Coleman’s Concerto for Orchestra is subtitled “Renaissance,” and is her fifth score for Philadelphia. One hopes this partnership will continue because her music is terrific and exemplary of an important style of American music-making. One hears so much contemporary mainstream American orchestral composing that is involved with the possibilities of instrumental sonorities and expresses an amiable eclecticism and a desire to shine a light on the composer’s place in society. Such music is always skillfully crafted and invariably bland, it accepts everything and says nothing.

Coleman’s style, on the other hand, is full of vigor and conviction, the urban, sociable modernism that grew after World War II. She has passionate and sincere things to say—in her own words the concerto “is centered on honoring and reflecting upon the Great Migration and the Harlem Renaissance”—but she doesn’t get lost in arguing specificity. The concerto, in three-movements based on the baroque origins of the tradition, is full of drama and trusts the listener to feel a sense of meaning without telling them what to feel.

The opening is moody, ringing percussion underneath a muted trumpet that has fragmented lines that seem to struggle with articulation in a way that is eloquent. It’s echoed by off-stage brass, and has a rich, noir feel. As colorful as everything else on this program, the music was deeply atmospheric because of the sense of expression, not just instrumental techniques.

With a combination of tonal harmonies, forward-moving rhythms, and a great sense of pace and form, the music leapt from the orchestra. The playing felt inspired, Bernstein-esque moments of physical pleasure kept pressing forward. This was the sound of music that comes from lived experience, and of musicians finding the driving power and inspiration from that.This is a piece that every American orchestra should play. Even with a first hearing, one felt that the performance was skillful and true to the music, as with the Ravel. 
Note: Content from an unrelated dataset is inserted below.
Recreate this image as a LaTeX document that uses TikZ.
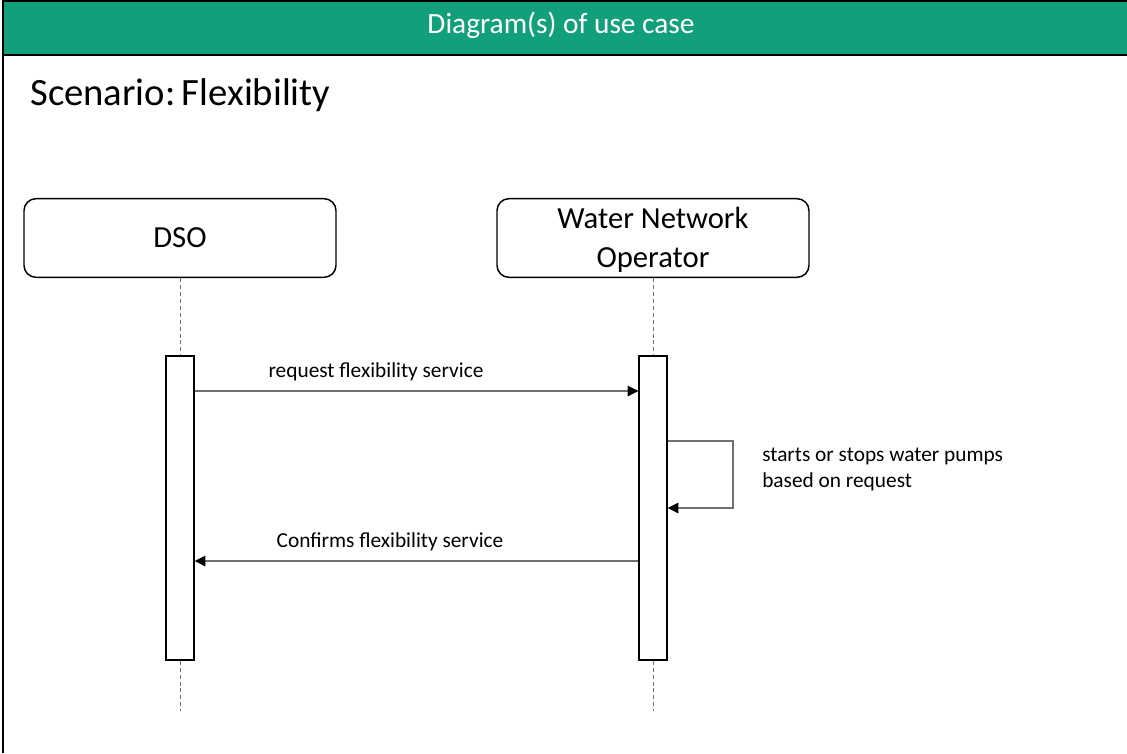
\documentclass[tikz,border=0pt]{standalone}
\usepackage{fontspec}
\setmainfont{Carlito}
\usetikzlibrary{arrows.meta,calc}
\definecolor{hdrgreen}{HTML}{12A07C}
\definecolor{msggray}{HTML}{707070}
\begin{document}
\begin{tikzpicture}[x=0.75pt,y=-0.75pt,
  actor/.style={draw=black,line width=1.1pt,rounded corners=9pt,fill=white,
    minimum width=234pt,minimum height=59pt,inner sep=0pt,align=center,
    font=\fontsize{23}{29}\selectfont},
  actbar/.style={draw=black,line width=1.1pt,fill=white,minimum width=21pt,
    minimum height=228pt,inner sep=0pt},
  lifeline/.style={draw=msggray,line width=0.6pt,dash pattern=on 3pt off 2.2pt},
  msg/.style={draw=msggray,line width=0.8pt,
    arrows={-{Triangle[length=8pt,width=8pt,color=black]}}},
  msglabel/.style={font=\fontsize{16}{19.5}\selectfont,inner sep=0pt}]
\useasboundingbox (0,0) rectangle (1127,753);
% frame and title bar
\fill[hdrgreen] (3,1) rectangle (1127,55);
\draw[black,line width=1.5pt] (3,753) -- (3,1) -- (1127,1);
\draw[black,line width=1.5pt] (3,55) -- (1127,55);
\node[text=white,font=\fontsize{22}{26}\selectfont] (hdr) at (561,25) {Diagram(s) of use case};
\node[anchor=west,font=\fontsize{29}{34}\selectfont,inner sep=0pt] (scen) at (30,95) {Scenario:\,Flexibility};
% participants
\node[actor] (dso) at (180,238) {DSO};
\node[actor] (wno) at (653,238) {};
\node[font=\fontsize{23}{29}\selectfont,align=center,inner sep=0pt] (wnotext) at (653,240) {Water Network\\Operator};
% activation bars
\node[actbar] (dsoact) at (180,508) {};
\node[actbar] (wnoact) at (653,508) {};
% lifelines
\coordinate (dsoend) at (180,711);
\coordinate (wnoend) at (653,711);
\draw[lifeline] (dso.south) -- (dsoact.north);
\draw[lifeline] (dsoact.south) -- (dsoend);
\draw[lifeline] (wno.south) -- (wnoact.north);
\draw[lifeline] (wnoact.south) -- (wnoend);
% messages
\coordinate (m1) at (0,391);
\coordinate (m3) at (0,561);
\draw[msg] (dsoact.east |- m1) -- (wnoact.west |- m1);
\node[msglabel] (l1) at (376,372) {request flexibility service};
\draw[msg] (wnoact.east |- 0,441) -- (733,441) -- (733,508) -- (wnoact.east |- 0,508);
\node[msglabel,anchor=west,align=left] (l2) at (762,469)
  {starts or stops water pumps\\based on request};
\draw[msg] (wnoact.west |- m3) -- (dsoact.east |- m3);
\node[msglabel] (l3) at (390,542) {Confirms flexibility service};
\end{tikzpicture}
\end{document}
This was also true for the fabulous La Mer. Nézet-Séguin can be over-energized and sometimes obliterate the music before him, but this performance was measured to perfection, everything on the quiet side until the most eruptive moments of the first and third movements.

Dynamics were supple, and there was a great sensuousness to the playing. Colors were perfect, and each orchestral detail was clear—things like rhythmic phrasing in the second violins and violas were completely transparent—but nothing was bogged down in mere examination. Orchestral timbres in the “Jeux de vagues” were gorgeous. In the “Dialogue du vent et de la mer,” the orchestra produce a kind of shining, flowing, liquid sound that seemed to pull away from the instruments and carrying the whole ensemble forward, like a raft on which they sat. One has never heard anything like it in concert before, and it was thrilling beyond description.

The Met Orchestra, Yannick Nézet-Séguin, and soprano Lisette Oropesa perform music of Jessie Montgomery, Mozart, and Brahms, 8 p.m., June 11 Carnegie Hall.

One Response to “Supreme Coleman, Ravel and Debussy make a memorable Philly Orchestra season finale”

  1. Posted Jun 02, 2024 at 9:26 am by Gary Armbrister

    I heard the concert and agree with Mr. Grella on all but the Coleman piece. Perhaps my ears are faulty, but I could find nothing in her piece except what he complains about in other contemporary music: instrumental sonorities and amiable eclecticism which ends up saying nothing. I found it empty, and the contrast with such an extraordinary masterpiece like “La Mer” which followed it made me embarrassed for the composer.

    I have liked other Coleman pieces, but this one had nothing to say, at least to me. Amorphous. Perhaps a second or third hearing might change my mind, but, in this case, I doubt it.